We went from "a bunch of data" to "even more data" to "basically everything we got" to "ok, maybe use a previous model to sort through everything we got and only keep quality data" to "ok, maybe we can augment some data with synthetic datasets from tools etc" to "RL goes brrr" to (point B from above) "let's mix the data with quality sources on best practices".
Are you basically saying synthetic data and having a bunch of models argue with each other to distill the most agreeable of their various outputs solves the issue of peak data?
Because from my vantage point, those have not given step changes in AI utility the way crunching tons of data did. They have only incrementally improved things
A) We are out of the Internet-scale-for-free data. Of course the companies deploying LLM based systems at massive scale are of course ingesting a lot of human data from their users, that they are seeking to use to further improve their models.
B) Has learning though "self-play" (like with AlphaZero etc) been demonstrated working for improving LLMs? What is the latest key research on this?
Certainly the models have orders of magnitude more data available to them than the smartest human being who ever lived does/did. So we can assume that if the goal is "merely" superhuman intelligence, data is not a problem.
It might be a constraint on the evolution of godlike intelligence, or AGI. But at that point we're so far out in bong-hit territory that it will be impossible to say who's right or wrong about what's coming.
Has learning though "self-play" (like with AlphaZero etc) been demonstrated working for improving LLMs?
My understanding (which might be incorrect) is that this amounts to RLHF without the HF part, and is basically how DeepSeek-R1 was trained. I recall reading about OpenAI being butthurt^H^H^H^H^H^H^H^H concerned that their API might have been abused by the Chinese to train their own model.
1 reply →
The thing is, people claimed already a year or two ago that we'd reached peak data and progress would stall since there was no more high-quality human-written text available. Turns out they were wrong, and if anything progress accelerated.

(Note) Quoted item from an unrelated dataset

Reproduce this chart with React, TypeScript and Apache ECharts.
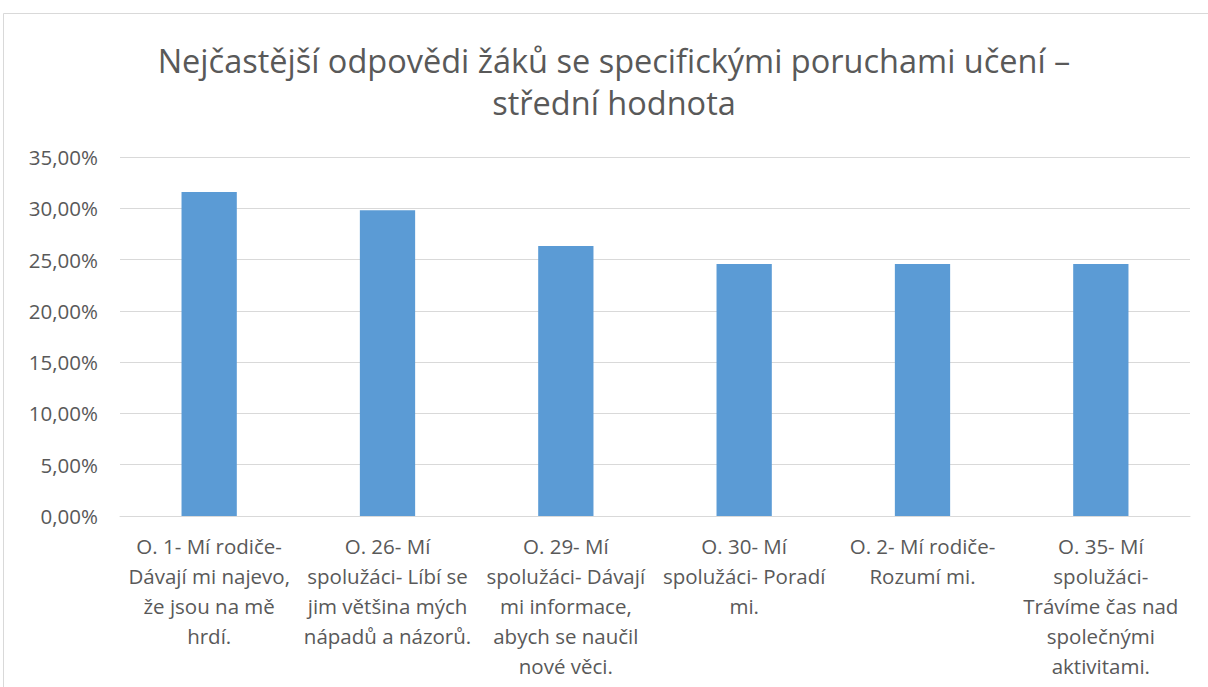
import React, { useEffect, useRef } from "react";
import * as echarts from "echarts";

const titleText = "Nejčastější odpovědi žáků se specifickými poruchami učení –\nstřední hodnota";
const categories = [
  "O. 1- Mí rodiče-\nDávají mi najevo,\nže jsou na mě\nhrdí.",
  "O. 26- Mí\nspolužáci- Líbí se\njim většina mých\nnápadů a názorů.",
  "O. 29- Mí\nspolužáci- Dávají\nmi informace,\nabych se naučil\nnové věci.",
  "O. 30- Mí\nspolužáci- Poradí\nmi.",
  "O. 2- Mí rodiče-\nRozumí mi.",
  "O. 35- Mí\nspolužáci-\nTrávíme čas nad\nspolečnými\naktivitami.",
];
const values = [0.3158, 0.2982, 0.2632, 0.2456, 0.2456, 0.2456];
const yMin = 0;
const yMax = 0.35;
const yStep = 0.05;

const FONT = "'Open Sans', sans-serif";

export default function App() {
  const ref = useRef<HTMLDivElement>(null);
  useEffect(() => {
    if (!ref.current) return;
    const chart = echarts.init(ref.current, undefined, { renderer: "svg" });
    chart.setOption({
      animation: false,
      backgroundColor: "#ffffff",
      title: {
        text: titleText,
        left: 614,
        top: 39,
        textAlign: "center",
        padding: 0,
        textStyle: {
          fontFamily: FONT,
          fontSize: 32.5,
          fontWeight: "normal",
          color: "#595959",
          lineHeight: 42,
        },
      },
      graphic: [
        {
          type: "rect",
          shape: { x: 3.5, y: 13.5, width: 1230, height: 700 },
          style: { fill: "none", stroke: "#d9d9d9", lineWidth: 1 },
          silent: true,
        },
      ],
      grid: { left: 120, right: 18, top: 157, bottom: 171 },
      xAxis: {
        type: "category",
        data: categories,
        axisTick: { show: false },
        axisLine: { lineStyle: { color: "#d9d9d9" } },
        axisLabel: {
          interval: 0,
          fontFamily: FONT,
          fontSize: 20.5,
          color: "#595959",
          lineHeight: 30,
          margin: 15,
        },
      },
      yAxis: {
        type: "value",
        min: yMin,
        max: yMax,
        interval: yStep,
        axisLine: { show: false },
        axisTick: { show: false },
        splitLine: { lineStyle: { color: "#d9d9d9" } },
        axisLabel: {
          fontFamily: FONT,
          fontSize: 20.5,
          color: "#595959",
          margin: 22,
          formatter: (v: number) => (v * 100).toFixed(2).replace(".", ",") + "%",
        },
      },
      series: [
        {
          type: "bar",
          data: values,
          barCategoryGap: "69%",
          itemStyle: { color: "#5b9bd5" },
        },
      ],
    });
    return () => chart.dispose();
  }, []);
  return (
    <div
      ref={ref}
      style={{ position: "absolute", left: 0, top: 0, width: 1208, height: 687 }}
    />
  );
}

The progress has come from all kinds of things. Better distillation of huge models to small ones. Tool use. Synthetic data (which is not leading to model collapse like theorized). Reinforcement learning.
I don't know exactly where the progress over the next year will be coming from, but it seems hard to believe that we'll just suddenly hit a wall on all of these methods at the same time and discover no new techniques. If progress had slowed down over the last year the wall being near would be a reasonable hypothesis, but it hasn't.
I'm loving it, can't wait to deploy this stuff locally. The mainframe will be replaced by commodity hardware, OpenAI will stare down the path of IBM unless they reinvent themselves.
> people claimed already a year or two ago that we'd reached peak data and progress would stall
The claim was we've reached peak data (which, yes we did) and that progress would have to come from some new models or changes. Everything you described has made incremental changes, not step changes. Incremental changes are effectively stalled progress. Even this model has no proof and no release behind it
there is also huge realm of private/commercial data which is not absorbed by LLMs yet. I think there are way more private/commercial data than public data.
We're so far from peak data that we've barely even scratched the surface, IMO.
What changed from this announcement?
> “We’ve achieved peak data and there’ll be no more,” OpenAI’s former chief scientist told a crowd of AI researchers.